INSTRUCTIONS FOR THE TASK ::
Reproduce exactly only the lines from the line that holds "Convert this chart to Apache ECharts code." to the line that holds "var classPos = [[110.4, 87.3], [90.4, 88.1], [26.8, 88.1]];", inclusive, in the listing below, and please leave out every picture.

RECORDS TO USE ::
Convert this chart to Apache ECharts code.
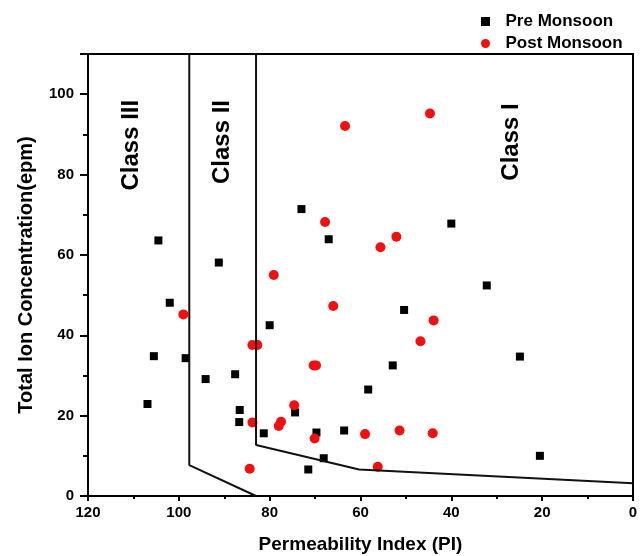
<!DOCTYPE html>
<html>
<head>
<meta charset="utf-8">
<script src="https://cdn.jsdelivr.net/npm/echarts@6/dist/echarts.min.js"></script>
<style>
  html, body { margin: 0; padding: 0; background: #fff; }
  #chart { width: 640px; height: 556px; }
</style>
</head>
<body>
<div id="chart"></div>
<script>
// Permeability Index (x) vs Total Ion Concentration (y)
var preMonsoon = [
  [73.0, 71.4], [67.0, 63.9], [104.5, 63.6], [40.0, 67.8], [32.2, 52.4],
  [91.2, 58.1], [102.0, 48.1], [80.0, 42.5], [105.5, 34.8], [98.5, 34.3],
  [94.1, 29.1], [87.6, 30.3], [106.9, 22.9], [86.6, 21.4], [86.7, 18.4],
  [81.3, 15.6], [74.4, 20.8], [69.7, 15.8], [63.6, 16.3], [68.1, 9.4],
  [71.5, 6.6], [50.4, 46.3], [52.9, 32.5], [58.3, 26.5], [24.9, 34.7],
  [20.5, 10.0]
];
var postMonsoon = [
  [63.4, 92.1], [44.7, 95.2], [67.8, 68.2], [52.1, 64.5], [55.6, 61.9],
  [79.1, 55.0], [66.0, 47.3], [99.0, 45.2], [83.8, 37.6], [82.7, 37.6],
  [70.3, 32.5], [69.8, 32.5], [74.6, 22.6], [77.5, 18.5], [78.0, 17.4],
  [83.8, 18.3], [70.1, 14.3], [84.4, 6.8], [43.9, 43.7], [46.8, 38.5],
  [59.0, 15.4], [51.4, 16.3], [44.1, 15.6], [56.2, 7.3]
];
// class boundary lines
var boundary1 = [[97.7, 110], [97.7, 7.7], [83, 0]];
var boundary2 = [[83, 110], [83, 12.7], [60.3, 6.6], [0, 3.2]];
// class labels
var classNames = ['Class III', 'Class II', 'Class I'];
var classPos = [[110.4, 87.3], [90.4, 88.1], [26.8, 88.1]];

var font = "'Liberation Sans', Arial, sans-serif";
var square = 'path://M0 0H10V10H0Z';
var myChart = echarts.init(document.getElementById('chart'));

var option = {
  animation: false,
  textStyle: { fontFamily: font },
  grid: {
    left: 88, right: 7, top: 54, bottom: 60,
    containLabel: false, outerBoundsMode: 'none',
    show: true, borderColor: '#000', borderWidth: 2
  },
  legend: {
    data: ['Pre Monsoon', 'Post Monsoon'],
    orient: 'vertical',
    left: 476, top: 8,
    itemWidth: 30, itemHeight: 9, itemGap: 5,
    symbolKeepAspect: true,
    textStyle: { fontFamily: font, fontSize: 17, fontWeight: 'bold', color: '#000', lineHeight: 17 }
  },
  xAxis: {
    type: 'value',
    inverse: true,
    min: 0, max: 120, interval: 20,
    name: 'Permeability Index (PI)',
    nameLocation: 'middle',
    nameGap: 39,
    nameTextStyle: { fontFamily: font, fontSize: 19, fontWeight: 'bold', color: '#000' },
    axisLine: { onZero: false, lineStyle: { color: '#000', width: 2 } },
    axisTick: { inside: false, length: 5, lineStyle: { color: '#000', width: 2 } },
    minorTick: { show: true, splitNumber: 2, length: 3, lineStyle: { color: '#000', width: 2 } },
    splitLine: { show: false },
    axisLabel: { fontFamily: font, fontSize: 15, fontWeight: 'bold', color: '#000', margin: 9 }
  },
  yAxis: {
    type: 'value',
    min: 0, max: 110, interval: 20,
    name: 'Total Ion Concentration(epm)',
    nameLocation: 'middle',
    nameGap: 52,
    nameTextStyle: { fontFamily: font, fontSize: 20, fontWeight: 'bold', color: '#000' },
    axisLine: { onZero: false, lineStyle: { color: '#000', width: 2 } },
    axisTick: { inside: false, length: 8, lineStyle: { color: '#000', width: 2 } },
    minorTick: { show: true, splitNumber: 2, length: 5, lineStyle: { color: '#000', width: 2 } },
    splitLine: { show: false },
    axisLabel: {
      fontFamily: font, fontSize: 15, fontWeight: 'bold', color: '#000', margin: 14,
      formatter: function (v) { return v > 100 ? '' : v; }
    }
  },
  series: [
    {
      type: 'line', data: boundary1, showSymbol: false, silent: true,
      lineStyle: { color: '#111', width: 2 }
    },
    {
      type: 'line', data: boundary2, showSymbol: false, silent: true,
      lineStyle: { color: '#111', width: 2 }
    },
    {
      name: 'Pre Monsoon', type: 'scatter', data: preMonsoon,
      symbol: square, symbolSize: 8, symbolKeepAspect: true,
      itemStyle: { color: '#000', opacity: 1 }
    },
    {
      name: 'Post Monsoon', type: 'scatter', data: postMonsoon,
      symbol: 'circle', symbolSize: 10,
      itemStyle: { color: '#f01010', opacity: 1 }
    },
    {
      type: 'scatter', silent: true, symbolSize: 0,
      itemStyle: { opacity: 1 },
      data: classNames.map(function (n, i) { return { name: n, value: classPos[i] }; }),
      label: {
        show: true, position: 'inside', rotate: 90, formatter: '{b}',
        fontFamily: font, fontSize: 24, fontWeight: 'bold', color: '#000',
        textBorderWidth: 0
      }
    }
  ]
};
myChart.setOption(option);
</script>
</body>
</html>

* * *

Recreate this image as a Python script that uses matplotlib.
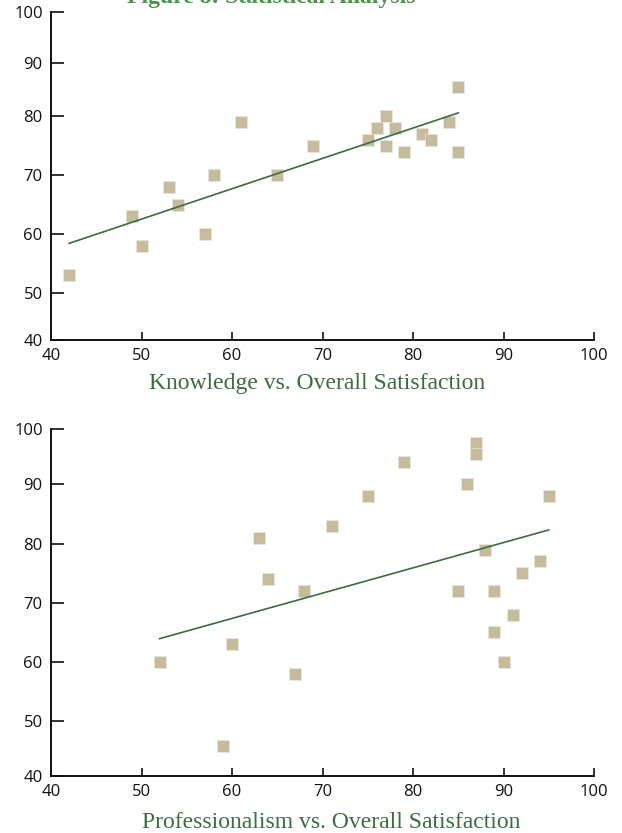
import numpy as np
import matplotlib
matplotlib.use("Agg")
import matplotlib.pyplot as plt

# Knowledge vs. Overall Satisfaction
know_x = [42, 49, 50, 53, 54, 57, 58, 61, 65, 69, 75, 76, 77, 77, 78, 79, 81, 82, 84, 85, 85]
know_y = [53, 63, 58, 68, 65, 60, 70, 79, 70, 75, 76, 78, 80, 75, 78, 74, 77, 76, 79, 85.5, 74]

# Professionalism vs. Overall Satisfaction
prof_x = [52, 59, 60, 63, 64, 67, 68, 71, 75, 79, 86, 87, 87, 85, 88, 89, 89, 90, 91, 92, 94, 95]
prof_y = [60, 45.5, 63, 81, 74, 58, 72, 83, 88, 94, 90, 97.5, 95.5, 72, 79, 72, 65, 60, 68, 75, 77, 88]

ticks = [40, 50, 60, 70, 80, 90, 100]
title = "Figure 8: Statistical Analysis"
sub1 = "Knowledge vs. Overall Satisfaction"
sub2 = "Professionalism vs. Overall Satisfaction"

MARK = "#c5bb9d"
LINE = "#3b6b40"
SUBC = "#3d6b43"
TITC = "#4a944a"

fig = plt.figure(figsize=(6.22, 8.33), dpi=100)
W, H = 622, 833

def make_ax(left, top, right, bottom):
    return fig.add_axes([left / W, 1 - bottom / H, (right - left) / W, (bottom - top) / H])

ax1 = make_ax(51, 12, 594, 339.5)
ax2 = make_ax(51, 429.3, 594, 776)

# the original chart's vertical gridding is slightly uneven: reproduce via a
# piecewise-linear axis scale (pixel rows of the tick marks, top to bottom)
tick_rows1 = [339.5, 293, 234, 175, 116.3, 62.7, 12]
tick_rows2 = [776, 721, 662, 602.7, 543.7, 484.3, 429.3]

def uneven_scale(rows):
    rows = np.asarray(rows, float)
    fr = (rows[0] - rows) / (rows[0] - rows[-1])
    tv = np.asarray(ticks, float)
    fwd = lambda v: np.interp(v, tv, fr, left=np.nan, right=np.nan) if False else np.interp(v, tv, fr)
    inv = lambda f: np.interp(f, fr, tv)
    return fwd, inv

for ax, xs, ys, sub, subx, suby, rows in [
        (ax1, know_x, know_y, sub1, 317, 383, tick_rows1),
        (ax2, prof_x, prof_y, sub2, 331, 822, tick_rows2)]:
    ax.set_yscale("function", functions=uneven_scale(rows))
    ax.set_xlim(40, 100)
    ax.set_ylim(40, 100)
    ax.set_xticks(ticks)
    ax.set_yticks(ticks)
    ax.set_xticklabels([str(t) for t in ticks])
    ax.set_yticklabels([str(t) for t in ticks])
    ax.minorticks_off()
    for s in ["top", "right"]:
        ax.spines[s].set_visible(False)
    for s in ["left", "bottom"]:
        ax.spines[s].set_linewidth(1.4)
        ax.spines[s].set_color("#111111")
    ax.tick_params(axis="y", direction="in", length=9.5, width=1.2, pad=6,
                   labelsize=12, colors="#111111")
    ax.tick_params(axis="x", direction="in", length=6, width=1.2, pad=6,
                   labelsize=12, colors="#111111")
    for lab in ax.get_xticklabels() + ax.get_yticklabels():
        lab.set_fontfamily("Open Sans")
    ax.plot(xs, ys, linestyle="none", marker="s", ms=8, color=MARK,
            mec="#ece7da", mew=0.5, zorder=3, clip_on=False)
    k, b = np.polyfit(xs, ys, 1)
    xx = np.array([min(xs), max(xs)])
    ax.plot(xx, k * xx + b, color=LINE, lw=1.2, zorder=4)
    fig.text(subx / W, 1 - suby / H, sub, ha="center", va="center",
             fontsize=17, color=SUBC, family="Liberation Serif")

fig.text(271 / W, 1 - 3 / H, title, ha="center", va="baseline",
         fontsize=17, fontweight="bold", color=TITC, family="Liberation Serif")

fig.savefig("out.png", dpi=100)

ANSWER BELOW ::
Convert this chart to Apache ECharts code.
<!DOCTYPE html>
<html>
<head>
<meta charset="utf-8">
<script src="https://cdn.jsdelivr.net/npm/echarts@6/dist/echarts.min.js"></script>
<style>
  html, body { margin: 0; padding: 0; background: #fff; }
  #chart { width: 640px; height: 556px; }
</style>
</head>
<body>
<div id="chart"></div>
<script>
// Permeability Index (x) vs Total Ion Concentration (y)
var preMonsoon = [
  [73.0, 71.4], [67.0, 63.9], [104.5, 63.6], [40.0, 67.8], [32.2, 52.4],
  [91.2, 58.1], [102.0, 48.1], [80.0, 42.5], [105.5, 34.8], [98.5, 34.3],
  [94.1, 29.1], [87.6, 30.3], [106.9, 22.9], [86.6, 21.4], [86.7, 18.4],
  [81.3, 15.6], [74.4, 20.8], [69.7, 15.8], [63.6, 16.3], [68.1, 9.4],
  [71.5, 6.6], [50.4, 46.3], [52.9, 32.5], [58.3, 26.5], [24.9, 34.7],
  [20.5, 10.0]
];
var postMonsoon = [
  [63.4, 92.1], [44.7, 95.2], [67.8, 68.2], [52.1, 64.5], [55.6, 61.9],
  [79.1, 55.0], [66.0, 47.3], [99.0, 45.2], [83.8, 37.6], [82.7, 37.6],
  [70.3, 32.5], [69.8, 32.5], [74.6, 22.6], [77.5, 18.5], [78.0, 17.4],
  [83.8, 18.3], [70.1, 14.3], [84.4, 6.8], [43.9, 43.7], [46.8, 38.5],
  [59.0, 15.4], [51.4, 16.3], [44.1, 15.6], [56.2, 7.3]
];
// class boundary lines
var boundary1 = [[97.7, 110], [97.7, 7.7], [83, 0]];
var boundary2 = [[83, 110], [83, 12.7], [60.3, 6.6], [0, 3.2]];
// class labels
var classNames = ['Class III', 'Class II', 'Class I'];
var classPos = [[110.4, 87.3], [90.4, 88.1], [26.8, 88.1]];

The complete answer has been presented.